I had one day when I'd posted a Java applet to the web that got 100,000 impressions and getting so much attention for that and so little attention for papers that took me a year to write made me resolve to tell my thesis advisor that I was going to quit. Before I could tell him, he told me he had just a year of funding for me and I thought.. I could tough it out for a year. People were shocked when I did a postdoc when most of my cohort were going straight to finance.

My mental health went downhill in Germany and I stomped away, in retrospect I was the only native English speaker at the institute and I could have found a place for myself for some time had I taken on the task of proofreading papers and I can easily imagine I could have made it in academia but heck, life on a horse farm doing many sorts of software development has been a blast.


One big disruption in the job market was that mandatory age-based retirement was outlawed. This created a span of several years when there were virtually no retirements.

I should have mentioned that my dad's degree was in chemistry, and it might have been a different vibe. But the production of PhDs at a rate faster than they could be absorbed by academic hiring was a thing.
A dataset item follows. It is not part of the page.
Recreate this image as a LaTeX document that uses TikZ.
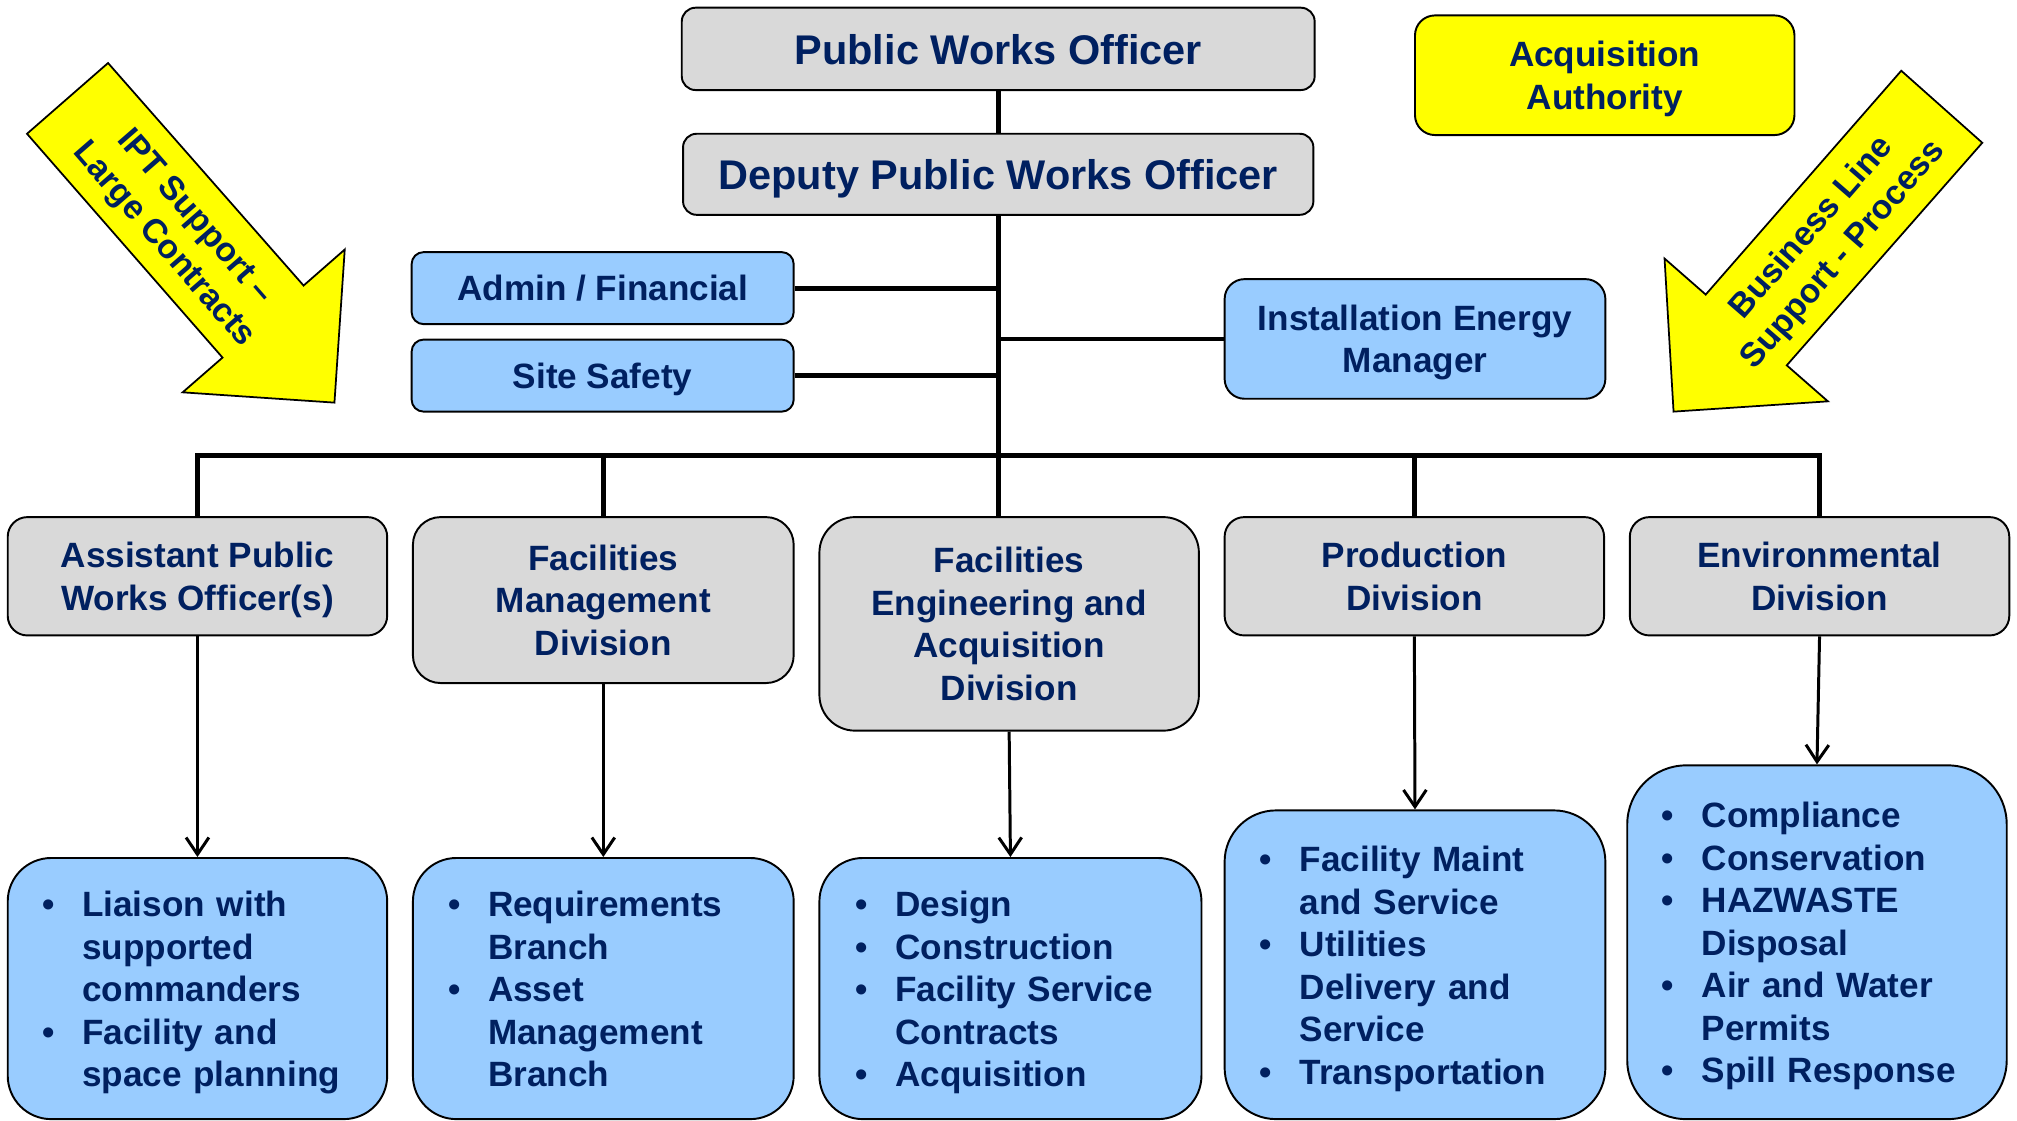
\documentclass[tikz,border=0pt]{standalone}
\usepackage{fontspec}
\setmainfont{Liberation Sans}
\usetikzlibrary{arrows.meta}
\definecolor{navy}{HTML}{002060}
\definecolor{boxgray}{HTML}{D9D9D9}
\definecolor{boxblue}{HTML}{99CCFF}
\definecolor{signyellow}{HTML}{FFFF00}
\newcommand{\pxu}{0.366pt}
\newcommand{\boxlines}[1]{\begin{tabular}{@{}c@{}}\rule{0pt}{1.09em}\ignorespaces#1\end{tabular}}
\newcommand{\dutylist}[1]{\noindent\begin{tabular}{@{}l@{\hspace{7.85pt}}l@{}}\rule{0pt}{11.1pt}\ignorespaces#1\end{tabular}}
\tikzset{
    chart/.style={draw=black, line width=0.55pt, text=navy, inner sep=0pt,
        font=\bfseries\fontsize{10}{12.1}\selectfont},
    boxsize/.style n args={3}{minimum width=#1*\pxu, minimum height=#2*\pxu, rounded corners=#3*\pxu},
    head/.style={chart, fill=boxgray},
    title/.style={head, font=\bfseries\fontsize{11.8}{14}\selectfont},
    staff/.style={chart, fill=boxblue},
    duties/.style={chart, fill=boxblue, text width=88.3pt, align=left},
    authority/.style={chart, fill=signyellow},
    orgline/.style={line width=1.35pt},
    feed/.style={line width=0.85pt, -{Straight Barb[length=4.8pt,width=6.5pt]}},
    support/.style={draw=black, fill=signyellow, line width=0.5pt},
    supporttext/.style={text=navy, align=center, inner sep=0pt,
        font=\bfseries\fontsize{9.6}{11.8}\selectfont}
}
\begin{document}
\begin{tikzpicture}[x=\pxu, y=-\pxu]
    \useasboundingbox (0,0) rectangle (1568,871);
    \draw[support] (21,104) -- (84,49) -- (236,222) -- (268,194) -- (260,313) -- (142,305) -- (173,278) -- cycle;
    \node[supporttext, rotate=-49] (ipt) at (139,180) {IPT Support --\\Large Contracts};
    \draw[support] (1478,55) -- (1541,111) -- (1389,284) -- (1421,312) -- (1301,320) -- (1294,201) -- (1326,229) -- cycle;
    \node[supporttext, rotate=49] (business) at (1421,188) {Business Line\\Support - Process};
    \node[title, boxsize={492}{64}{10.7}] (pwo) at (776,38) {\boxlines{Public Works Officer}};
    \node[title, boxsize={490}{63}{10.5}] (dpwo) at (776,135.5) {\boxlines{Deputy Public Works Officer}};
    \node[authority, boxsize={295}{93}{15.5}] (acq) at (1247.5,58.5) {\boxlines{Acquisition\\Authority}};
    \node[staff, boxsize={297}{56}{9.3}] (admin) at (468.5,224) {\boxlines{Admin / Financial}};
    \node[staff, boxsize={297}{56}{9.3}] (safety) at (468.5,292) {\boxlines{Site Safety}};
    \node[staff, boxsize={296}{93}{15.5}] (energy) at (1100,263.5) {\boxlines{Installation Energy\\Manager}};
    \node[head, boxsize={295}{92}{15.3}] (apwo) at (153.5,448) {\boxlines{Assistant Public\\Works Officer(s)}};
    \node[head, boxsize={296}{129}{21.5}] (fmd) at (469,466.5) {\boxlines{Facilities\\Management\\Division}};
    \node[head, boxsize={295}{166}{27.7}] (fead) at (784.5,485) {\boxlines{Facilities\\Engineering and\\Acquisition\\Division}};
    \node[head, boxsize={295}{92}{15.3}] (prod) at (1099.5,448) {\boxlines{Production\\Division}};
    \node[head, boxsize={295}{92}{15.3}] (env) at (1414.5,448) {\boxlines{Environmental\\Division}};
    \node[duties, boxsize={295}{203}{33.8}] (apwoL) at (153.5,768.5) {\dutylist{
        • & Liaison with\\ & supported\\ & commanders\\
        • & Facility and\\ & space planning}};
    \node[duties, boxsize={296}{203}{33.8}] (fmdL) at (469,768.5) {\dutylist{
        • & Requirements\\ & Branch\\
        • & Asset\\ & Management\\ & Branch}};
    \node[duties, boxsize={297}{203}{33.8}] (feadL) at (785.5,768.5) {\dutylist{
        • & Design\\
        • & Construction\\
        • & Facility Service\\ & Contracts\\
        • & Acquisition}};
    \node[duties, boxsize={296}{240}{40}] (prodL) at (1100,750) {\dutylist{
        • & Facility Maint\\ & and Service\\
        • & Utilities\\ & Delivery and\\ & Service\\
        • & Transportation}};
    \node[duties, boxsize={295}{275}{45.8}] (envL) at (1412.5,732.5) {\dutylist{
        • & Compliance\\
        • & Conservation\\
        • & HAZWASTE\\ & Disposal\\
        • & Air and Water\\ & Permits\\
        • & Spill Response}};
    \coordinate (bus) at (776,354);
    \draw[orgline]
        (pwo.south) -- (dpwo.north)
        (dpwo.south) -- (dpwo.south |- fead.north)
        (admin.east) -- (admin.east -| dpwo.south)
        (safety.east) -- (safety.east -| dpwo.south)
        (energy.west) -- (energy.west -| dpwo.south);
    \draw[orgline]
        (apwo.north) |- (bus) -| (env.north)
        (fmd.north) -- (fmd.north |- bus)
        (prod.north) -- (prod.north |- bus);
    \draw[feed] (apwo.south) -- (apwoL.north);
    \draw[feed] (fmd.south) -- (fmdL.north);
    \draw[feed] (fead.south) -- (feadL.north);
    \draw[feed] (prod.south) -- (prodL.north);
    \draw[feed] (env.south) -- (envL.north);
\end{tikzpicture}
\end{document}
My dad (and mom, she got her master's in chemistry) went into industry too, so maybe I was lucky to have good role models.


"Ideally, I think there needs to be more non-faculty careers available for PhD graduates either outside or inside academia."

For awhile, I loved that my field had lots of opportunities outside academia for PhD students, and that they were held in pretty equal regard, prestige wise, with academic positions.

Then the current administration gutted the entire field.